Ghose offers interesting insights, but there are also deficiencies. She dwells at length on Indira from a feminist perspective. A similar evaluation from a social justice perspective would have been equally relevant, given Ghose’s own opinion that the Congress’ inability to deal with the rise of OBC (Other Backward Classes) politics was one of the major reasons for its decline.

Ghose emphasizes that notwithstanding her authoritarianism, Indira was the darling of the masses. She does not, however, make an effort to understand how Indira is seen by those who were outside her personal and political fold. This is a serious handicap. After all, the majority of the current political leadership is the product of the anti-Emergency movement. Speaking to these leaders could also have thrown light on whether opposition parties today are even equipped for the “Indira hatao" kind of united front against the ruling party.

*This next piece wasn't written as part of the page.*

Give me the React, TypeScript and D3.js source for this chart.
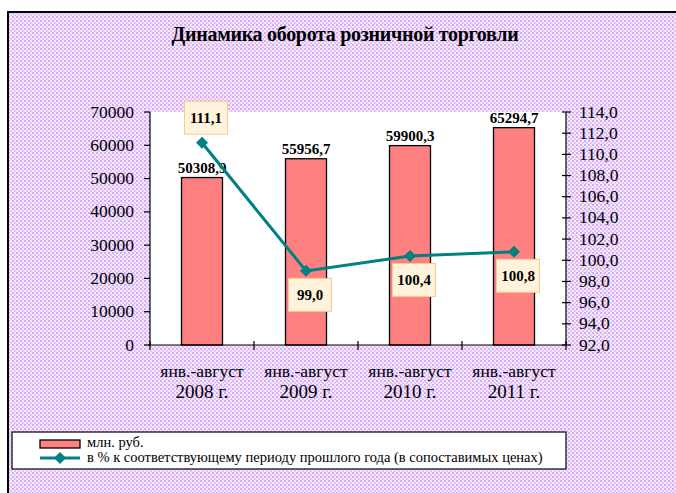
import React from "react";
import * as d3 from "d3";

const categoriesTop = ["янв.-август", "янв.-август", "янв.-август", "янв.-август"];
const categoriesBottom = ["2008 г.", "2009 г.", "2010 г.", "2011 г."];
const categoryKeys = ["2008", "2009", "2010", "2011"];
const turnover = [50308.9, 55956.7, 59900.3, 65294.7];
const turnoverLabels = ["50308,9", "55956,7", "59900,3", "65294,7"];
const percent = [111.1, 99.0, 100.4, 100.8];
const percentLabels = ["111,1", "99,0", "100,4", "100,8"];
const leftTicks = [0, 10000, 20000, 30000, 40000, 50000, 60000, 70000];
const rightTicks = [92, 94, 96, 98, 100, 102, 104, 106, 108, 110, 112, 114];
const title = "Динамика оборота розничной торговли";
const legendBar = "млн. руб.";
const legendLine = "в % к соответствующему периоду прошлого года (в сопоставимых ценах)";

const W = 676;
const H = 493;
const plot = { left: 150, right: 566, top: 112, bottom: 345 };
const FONT = '"Liberation Serif", "DejaVu Serif", "Times New Roman", serif';

export default function App() {
  const x = d3.scaleBand<string>().domain(categoryKeys).range([plot.left, plot.right]).paddingInner(0).paddingOuter(0);
  const yL = d3.scaleLinear().domain([0, 70000]).range([plot.bottom, plot.top]);
  const yR = d3.scaleLinear().domain([92, 114]).range([plot.bottom, plot.top]);
  const barW = 41;
  const cx = (i: number) => (x(categoryKeys[i]) as number) + x.bandwidth() / 2;

  const line = d3
    .line<number>()
    .x((_, i) => cx(i))
    .y((d) => yR(d));

  const boundaries = [...categoryKeys.map((k) => x(k) as number), plot.right];

  return (
    <svg width={W} height={H} style={{ position: "absolute", left: 0, top: 0, fontFamily: FONT }}>
      <defs>
        <pattern id="dots" width="4" height="4" patternUnits="userSpaceOnUse">
          <rect width="4" height="4" fill="#f5eafd" />
          <rect x="0" y="0" width="2" height="2" fill="#d6aaf4" />
          <rect x="2" y="2" width="2" height="2" fill="#e4c4f8" />
        </pattern>
      </defs>
      <rect x={0} y={0} width={W} height={H} fill="#ffffff" />
      <rect x={8} y={12} width={W + 10} height={H + 10} fill="url(#dots)" stroke="#000" strokeWidth={2} />

      <text x={345} y={41} textAnchor="middle" fontSize={20} fontWeight="bold" letterSpacing={-0.3}>
        {title}
      </text>

      <rect x={plot.left} y={plot.top} width={plot.right - plot.left} height={plot.bottom - plot.top} fill="#ffffff" />

      {turnover.map((v, i) => (
        <rect
          key={"b" + i}
          x={cx(i) - barW / 2}
          y={yL(v)}
          width={barW}
          height={plot.bottom - yL(v)}
          fill="#ff8080"
          stroke="#000"
          strokeWidth={1.3}
        />
      ))}
      {turnover.map((v, i) => (
        <text key={"bl" + i} x={cx(i)} y={yL(v) - 5} textAnchor="middle" fontSize={15} fontWeight="bold">
          {turnoverLabels[i]}
        </text>
      ))}

      {/* left axis */}
      <line x1={plot.left} x2={plot.left} y1={plot.top} y2={plot.bottom} stroke="#000" strokeWidth={1.2} />
      {leftTicks.map((t) => (
        <g key={"lt" + t}>
          <line x1={plot.left - 6} x2={plot.left} y1={yL(t)} y2={yL(t)} stroke="#000" strokeWidth={1.2} />
          <text x={134} y={yL(t) + 5.5} textAnchor="end" fontSize={17.5}>
            {t}
          </text>
        </g>
      ))}

      {/* right axis */}
      <line x1={plot.right} x2={plot.right} y1={plot.top} y2={plot.bottom} stroke="#000" strokeWidth={1.2} />
      {rightTicks.map((t) => (
        <g key={"rt" + t}>
          <line x1={plot.right - 4} x2={plot.right + 5} y1={yR(t)} y2={yR(t)} stroke="#000" strokeWidth={1.2} />
          <text x={579} y={yR(t) + 5.5} textAnchor="start" fontSize={17.5}>
            {d3.format(".1f")(t).replace(".", ",")}
          </text>
        </g>
      ))}

      {/* bottom axis */}
      <line x1={plot.left - 2} x2={plot.right} y1={plot.bottom} y2={plot.bottom} stroke="#000" strokeWidth={1.2} />
      {boundaries.map((b, i) => (
        <line key={"bt" + i} x1={b} x2={b} y1={plot.bottom - 4} y2={plot.bottom + 5} stroke="#000" strokeWidth={1.2} />
      ))}
      {categoryKeys.map((k, i) => (
        <g key={"c" + k}>
          <text x={cx(i)} y={377} textAnchor="middle" fontSize={17.5}>
            {categoriesTop[i]}
          </text>
          <text x={cx(i)} y={398} textAnchor="middle" fontSize={19}>
            {categoriesBottom[i]}
          </text>
        </g>
      ))}

      {/* line series */}
      <path d={line(percent) || ""} fill="none" stroke="#008080" strokeWidth={3} />
      {percent.map((v, i) => (
        <path
          key={"m" + i}
          d={`M${cx(i)},${yR(v) - 6}L${cx(i) + 6},${yR(v)}L${cx(i)},${yR(v) + 6}L${cx(i) - 6},${yR(v)}Z`}
          fill="#008080"
        />
      ))}
      {percent.map((v, i) => {
        const bx = cx(i) + 4;
        const by = i === 0 ? yR(v) - 25 : yR(v) + 24;
        return (
          <g key={"pl" + i}>
            <rect x={bx - 21.5} y={by - 16.5} width={43} height={33} fill="#fff3dc" stroke="#f9c98f" strokeWidth={1} />
            <text x={bx} y={by + 5} textAnchor="middle" fontSize={15} fontWeight="bold">
              {percentLabels[i]}
            </text>
          </g>
        );
      })}

      {/* legend */}
      <rect x={12} y={432} width={554} height={37} fill="#ffffff" stroke="#000" strokeWidth={1.2} />
      <rect x={40} y={440} width={40} height={8} fill="#ff8080" stroke="#000" strokeWidth={1.3} />
      <text x={87} y={447} fontSize={14.5}>
        {legendBar}
      </text>
      <line x1={40} x2={80} y1={458} y2={458} stroke="#008080" strokeWidth={3} />
      <path d="M60,452L66,458L60,464L54,458Z" fill="#008080" />
      <text x={87} y={462} fontSize={14.5}>
        {legendLine}
      </text>
    </svg>
  );
}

This month, Prashant Bhushan’s 1978 book, The Case That Shook India (Penguin Random House), has also been reprinted with a new preface. The book is the sole primary source for those who want to know the details of the case that challenged Indira Gandhi’s 1971 election victory. There are two reasons for this. It is difficult to locate the Allahabad high court judgement which scrapped Indira’s election, as detailed in a June 2015 Mint article, “In Search Of The Judgement That Led To The Emergency". And the Supreme Court trial which overturned the decision and upheld her election was held during the Emergency, when the media was highly censored.

Jayaprakash Narayan at Ramlila Ground in the city just before Emergency was declared.

Reading the arguments and counter-arguments and how the case progressed is not just a matter of historical interest today.

After an adverse verdict in the high court, Indira used her majority in Parliament to retrospectively amend the law to facilitate a favourable Supreme Court judgement. The case was also the first instance of Parliament questioning judicial review in a matter. It must be noted that a couple of years earlier, Indira had superseded three senior judges of the Supreme Court while appointing the chief justice because they had delivered an unfavourable verdict in the famous Kesavananda Bharati case, which barred Parliament from amending the basic structure of the Constitution.

Many of these issues are back in focus today: There is increasing tension between the executive and the higher judiciary; and the government of the day is also being criticized for using its parliamentary majority to undermine institutional values.

Bhushan clearly blames Indira for the many vices that have crept into our democratic set-up. In 1978, he had ended his book on a triumphant note as people had humbled the dictator and her party. Today he is much less optimistic. Most of the institutional vices which peaked during Indira’s time still plague Indian democracy, he writes in the preface.

In 1978, Prashant Bhushan ended his book on a triumphant note—people had humbled the dictator and her party. Today he is much less optimistic-

There are two key takeaways from the Indira legacy as understood from these two books. One, authoritarianism is not the preserve of any given ideology. When the Emergency was imposed, the official organ of socialist Soviet Union justified it as an act against right-wing conspiracies. The Communist Party of India, too, supported the move. The right wing gained popular legitimacy in Indian polity during the anti-Emergency struggle.

Two, charisma does not last forever. While arguing against a stay on the judgement cancelling Indira Gandhi’s election in the Supreme Court, Shanti Bhushan, the opposing lawyer and Bhushan’s father, said something which is relevant for the Congress today: “If Mrs Gandhi has to go, I am sure the Congress party can find some capable person to step into her shoes. If they cannot find anyone capable enough, then I must say that such a bankrupt party has no right to rule the country."